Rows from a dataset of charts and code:
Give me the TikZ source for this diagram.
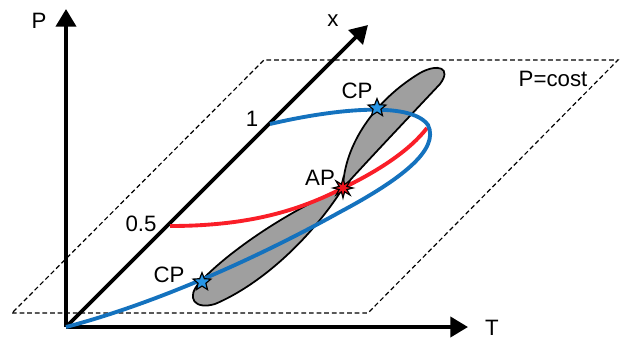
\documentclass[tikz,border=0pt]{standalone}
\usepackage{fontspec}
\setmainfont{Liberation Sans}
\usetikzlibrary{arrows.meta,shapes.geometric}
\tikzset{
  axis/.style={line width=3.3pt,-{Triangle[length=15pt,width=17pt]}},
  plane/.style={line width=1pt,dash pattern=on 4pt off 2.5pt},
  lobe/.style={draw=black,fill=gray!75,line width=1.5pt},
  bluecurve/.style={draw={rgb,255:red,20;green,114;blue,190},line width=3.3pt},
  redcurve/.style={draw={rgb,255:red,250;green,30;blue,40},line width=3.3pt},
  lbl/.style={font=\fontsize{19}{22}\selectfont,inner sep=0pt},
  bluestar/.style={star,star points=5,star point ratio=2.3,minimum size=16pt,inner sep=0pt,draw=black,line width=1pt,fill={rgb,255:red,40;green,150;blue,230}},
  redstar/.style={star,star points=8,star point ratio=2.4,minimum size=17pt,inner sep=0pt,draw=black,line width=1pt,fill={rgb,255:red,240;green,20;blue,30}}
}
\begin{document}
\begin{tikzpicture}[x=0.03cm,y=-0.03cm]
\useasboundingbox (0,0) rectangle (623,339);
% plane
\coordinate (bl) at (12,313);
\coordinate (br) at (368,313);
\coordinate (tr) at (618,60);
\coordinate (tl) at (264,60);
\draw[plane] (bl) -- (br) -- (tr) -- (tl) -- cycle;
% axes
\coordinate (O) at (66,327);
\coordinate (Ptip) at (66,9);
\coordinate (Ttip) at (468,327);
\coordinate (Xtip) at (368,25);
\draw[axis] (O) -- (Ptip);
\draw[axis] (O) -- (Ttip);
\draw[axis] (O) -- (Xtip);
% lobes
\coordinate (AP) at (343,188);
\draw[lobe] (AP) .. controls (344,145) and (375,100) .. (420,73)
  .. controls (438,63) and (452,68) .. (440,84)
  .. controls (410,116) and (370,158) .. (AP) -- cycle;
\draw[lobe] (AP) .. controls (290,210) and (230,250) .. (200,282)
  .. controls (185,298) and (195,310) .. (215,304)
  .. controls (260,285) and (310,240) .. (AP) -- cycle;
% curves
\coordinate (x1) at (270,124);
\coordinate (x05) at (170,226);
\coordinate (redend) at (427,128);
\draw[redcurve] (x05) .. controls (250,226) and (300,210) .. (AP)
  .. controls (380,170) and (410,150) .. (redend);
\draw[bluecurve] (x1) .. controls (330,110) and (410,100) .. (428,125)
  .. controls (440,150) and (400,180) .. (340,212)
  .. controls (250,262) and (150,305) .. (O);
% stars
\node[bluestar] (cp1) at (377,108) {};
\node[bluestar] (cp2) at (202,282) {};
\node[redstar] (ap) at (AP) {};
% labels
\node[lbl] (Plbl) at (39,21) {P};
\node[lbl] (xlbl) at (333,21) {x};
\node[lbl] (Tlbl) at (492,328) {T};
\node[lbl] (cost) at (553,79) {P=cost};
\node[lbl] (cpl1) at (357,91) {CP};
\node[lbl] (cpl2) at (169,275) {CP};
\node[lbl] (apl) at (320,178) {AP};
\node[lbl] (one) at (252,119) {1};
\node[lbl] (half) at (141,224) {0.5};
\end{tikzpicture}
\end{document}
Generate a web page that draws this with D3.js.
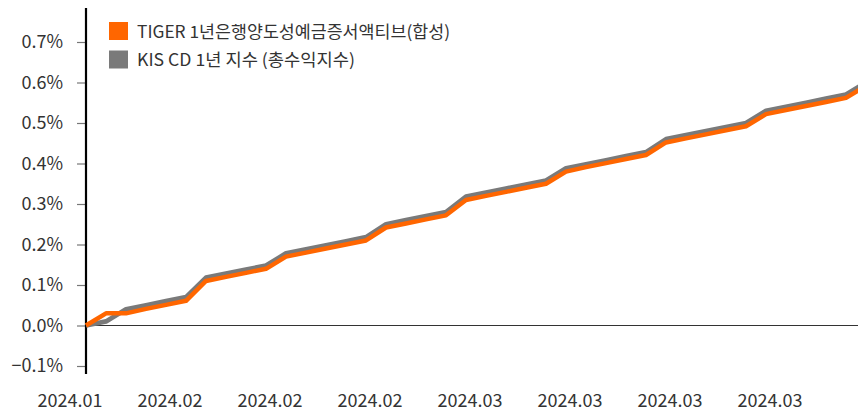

• **Work instructions**: Reproduce each entry precisely. Leave the pictures out.

• **Task result**:
Give me the TikZ source for this diagram.
\documentclass[tikz,border=0pt]{standalone}
\usepackage{fontspec}
\setmainfont{Liberation Sans}
\usetikzlibrary{arrows.meta,shapes.geometric}
\tikzset{
  axis/.style={line width=3.3pt,-{Triangle[length=15pt,width=17pt]}},
  plane/.style={line width=1pt,dash pattern=on 4pt off 2.5pt},
  lobe/.style={draw=black,fill=gray!75,line width=1.5pt},
  bluecurve/.style={draw={rgb,255:red,20;green,114;blue,190},line width=3.3pt},
  redcurve/.style={draw={rgb,255:red,250;green,30;blue,40},line width=3.3pt},
  lbl/.style={font=\fontsize{19}{22}\selectfont,inner sep=0pt},
  bluestar/.style={star,star points=5,star point ratio=2.3,minimum size=16pt,inner sep=0pt,draw=black,line width=1pt,fill={rgb,255:red,40;green,150;blue,230}},
  redstar/.style={star,star points=8,star point ratio=2.4,minimum size=17pt,inner sep=0pt,draw=black,line width=1pt,fill={rgb,255:red,240;green,20;blue,30}}
}
\begin{document}
\begin{tikzpicture}[x=0.03cm,y=-0.03cm]
\useasboundingbox (0,0) rectangle (623,339);
% plane
\coordinate (bl) at (12,313);
\coordinate (br) at (368,313);
\coordinate (tr) at (618,60);
\coordinate (tl) at (264,60);
\draw[plane] (bl) -- (br) -- (tr) -- (tl) -- cycle;
% axes
\coordinate (O) at (66,327);
\coordinate (Ptip) at (66,9);
\coordinate (Ttip) at (468,327);
\coordinate (Xtip) at (368,25);
\draw[axis] (O) -- (Ptip);
\draw[axis] (O) -- (Ttip);
\draw[axis] (O) -- (Xtip);
% lobes
\coordinate (AP) at (343,188);
\draw[lobe] (AP) .. controls (344,145) and (375,100) .. (420,73)
  .. controls (438,63) and (452,68) .. (440,84)
  .. controls (410,116) and (370,158) .. (AP) -- cycle;
\draw[lobe] (AP) .. controls (290,210) and (230,250) .. (200,282)
  .. controls (185,298) and (195,310) .. (215,304)
  .. controls (260,285) and (310,240) .. (AP) -- cycle;
% curves
\coordinate (x1) at (270,124);
\coordinate (x05) at (170,226);
\coordinate (redend) at (427,128);
\draw[redcurve] (x05) .. controls (250,226) and (300,210) .. (AP)
  .. controls (380,170) and (410,150) .. (redend);
\draw[bluecurve] (x1) .. controls (330,110) and (410,100) .. (428,125)
  .. controls (440,150) and (400,180) .. (340,212)
  .. controls (250,262) and (150,305) .. (O);
% stars
\node[bluestar] (cp1) at (377,108) {};
\node[bluestar] (cp2) at (202,282) {};
\node[redstar] (ap) at (AP) {};
% labels
\node[lbl] (Plbl) at (39,21) {P};
\node[lbl] (xlbl) at (333,21) {x};
\node[lbl] (Tlbl) at (492,328) {T};
\node[lbl] (cost) at (553,79) {P=cost};
\node[lbl] (cpl1) at (357,91) {CP};
\node[lbl] (cpl2) at (169,275) {CP};
\node[lbl] (apl) at (320,178) {AP};
\node[lbl] (one) at (252,119) {1};
\node[lbl] (half) at (141,224) {0.5};
\end{tikzpicture}
\end{document}
Generate a web page that draws this with D3.js.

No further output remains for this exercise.